In recent years, San Francisco is the first U.S. city to ban companies from using and distributing plastic bags. Areas in the world that are banning the use of plastic bags for the greater good are effectively solving the plastic bag epidemic. However, I thought that the plastic bag manufacturing company introduced another effective way to still use plastic bags and solve the issues large amounts of plastic bags can have on our world; reuse and recycle.

Unfortunately, this method has only been able to effectively recycle 1-3% of total bags used, whereas the “banning” method has reduced plastic bag use entirely. For this reason, I feel that “banning” plastic bags may be the most prominent manner in which to solve this issue. Furthermore, because this issue is a worldwide problem, we should consider adopting the “banning” method globally. By doing this, we will see the end of the plastic bag and its harmful effects towards the environment, atmosphere, and wildlife.
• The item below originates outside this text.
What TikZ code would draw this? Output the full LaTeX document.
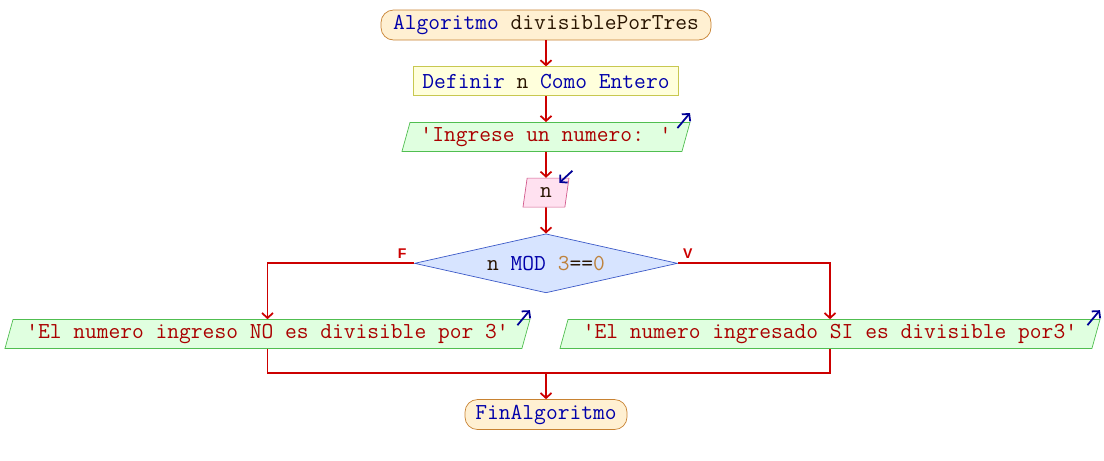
\documentclass[tikz,border=0pt]{standalone}
\usepackage{fontspec}
\newfontfamily\etiqfont{Liberation Sans}
\usetikzlibrary{calc,positioning,shapes,shapes.geometric,arrows.meta}

\definecolor{rojoflujo}{RGB}{204,0,0}
\definecolor{azulflecha}{RGB}{0,0,150}
\definecolor{clave}{RGB}{0,0,170}
\definecolor{cadena}{RGB}{170,0,0}
\definecolor{numero}{RGB}{190,130,60}
\definecolor{ident}{RGB}{40,20,0}
\definecolor{fondoini}{RGB}{255,240,210}
\definecolor{bordeini}{RGB}{200,130,50}
\definecolor{fondodef}{RGB}{255,255,220}
\definecolor{bordedef}{RGB}{200,200,80}
\definecolor{fondosal}{RGB}{224,255,224}
\definecolor{bordesal}{RGB}{80,190,80}
\definecolor{fondoent}{RGB}{255,225,240}
\definecolor{bordeent}{RGB}{210,90,140}
\definecolor{fondodec}{RGB}{215,228,255}
\definecolor{bordedec}{RGB}{60,90,200}

\newcommand{\kw}[1]{\textcolor{clave}{#1}}
\newcommand{\cad}[1]{\textcolor{cadena}{#1}}
\newcommand{\num}[1]{\textcolor{numero}{#1}}

\begin{document}
\begin{tikzpicture}[
  font=\ttfamily\fontsize{13}{15}\selectfont,
  every node/.style={text=ident,inner sep=0pt},
  inicio/.style={draw=bordeini,fill=fondoini,rounded corners=0.25cm,minimum width=6.6cm,minimum height=0.6cm},
  proceso/.style={draw=bordedef,fill=fondodef,minimum width=5.3cm,minimum height=0.58cm},
  salida/.style={draw=bordesal,fill=fondosal,trapezium,trapezium left angle=67.5,trapezium right angle=112.5,
    trapezium stretches body,minimum width=5.76cm,minimum height=0.58cm},
  entrada/.style={draw=bordeent,fill=fondoent,trapezium,trapezium left angle=67.5,trapezium right angle=112.5,
    trapezium stretches body,minimum width=0.92cm,minimum height=0.58cm},
  decision/.style={draw=bordedec,fill=fondodec,diamond,aspect=4.46,minimum width=5.26cm,minimum height=1.18cm},
  etiq/.style={text=rojoflujo,font=\etiqfont\bfseries\fontsize{8}{9}\selectfont},
  flujo/.style={draw=rojoflujo,line width=1pt,-{Straight Barb[length=1mm,width=2.2mm]}},
  linea/.style={draw=rojoflujo,line width=1pt},
  flechaio/.style={draw=azulflecha,line width=1pt,-{Straight Barb[length=1mm,width=2.2mm]}}
  ]

  \useasboundingbox (0,0) rectangle (22.08,-9.2);

  \node[inicio] (alg) at (10.92,-0.5) {\kw{Algoritmo} divisiblePorTres};
  \node[proceso,below=0.52cm of alg] (def) {\kw{Definir} n \kw{Como} \kw{Entero}};
  \node[salida,below=0.52cm of def] (msj) {\cad{'Ingrese un numero: '}};
  \node[entrada,below=0.52cm of msj] (leer) {n};
  \node[decision,below=0.52cm of leer] (cond) {n \kw{MOD} \num{3}==\num{0}};
  \node[salida,minimum width=10.5cm,below=0.52cm of cond,xshift=-5.57cm] (no)
    {\cad{'El numero ingreso NO es divisible por 3'}};
  \node[salida,minimum width=10.8cm,below=0.52cm of cond,xshift=5.68cm] (si)
    {\cad{'El numero ingresado SI es divisible por3'}};
  \node[inicio,minimum width=3.24cm,below=2.12cm of cond] (fin) {\kw{FinAlgoritmo}};
  \coordinate (junta) at ($(fin.north)+(0,0.52)$);

  \node[etiq] (lblF) at ($(cond.west)+(-0.24,0.2)$) {F};
  \node[etiq] (lblV) at ($(cond.east)+(0.2,0.2)$) {V};

  \draw[flujo] (alg) -- (def);
  \draw[flujo] (def) -- (msj);
  \draw[flujo] (msj) -- (leer);
  \draw[flujo] (leer) -- (cond);
  \draw[flujo] (cond.west) -| (no.north);
  \draw[flujo] (cond.east) -| (si.north);
  \draw[linea] (no.south) -- (no.south |- junta) -- (si.south |- junta) -- (si.south);
  \draw[flujo] (junta) -- (fin);

  % flechas de entrada / salida
  \draw[flechaio] ($(msj.top right corner)+(-0.26,-0.12)$) -- ++(0.25,0.3);
  \draw[flechaio] ($(no.top right corner)+(-0.26,-0.12)$) -- ++(0.25,0.3);
  \draw[flechaio] ($(si.top right corner)+(-0.26,-0.12)$) -- ++(0.25,0.3);
  \draw[flechaio] ($(leer.top right corner)+(0.06,0.14)$) -- ++(-0.26,-0.24);

\end{tikzpicture}
\end{document}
Though the plastic bag manufacturer may disagree with my suggestion and suggests that the bags are simply “misunderstood” and thus not a problem to be solved. We have seen, recorded, and grasped the effects these bags have had on our environment and way of life. These bags may be convenient and may have the capability to be recycled and reused, but without 100% worldwide individual dedication and participation in this method, it proves to be extremely ineffective. If we won’t think of the environment and make changes as a whole, then the government must implement restricting and/or banning that product. The plastic bag isn’t a problem because it’s misunderstood; that statement is irrelevant. We understand the pros and cons of the plastic bag; it’s problematic because it’s almost indestructible and overly misused.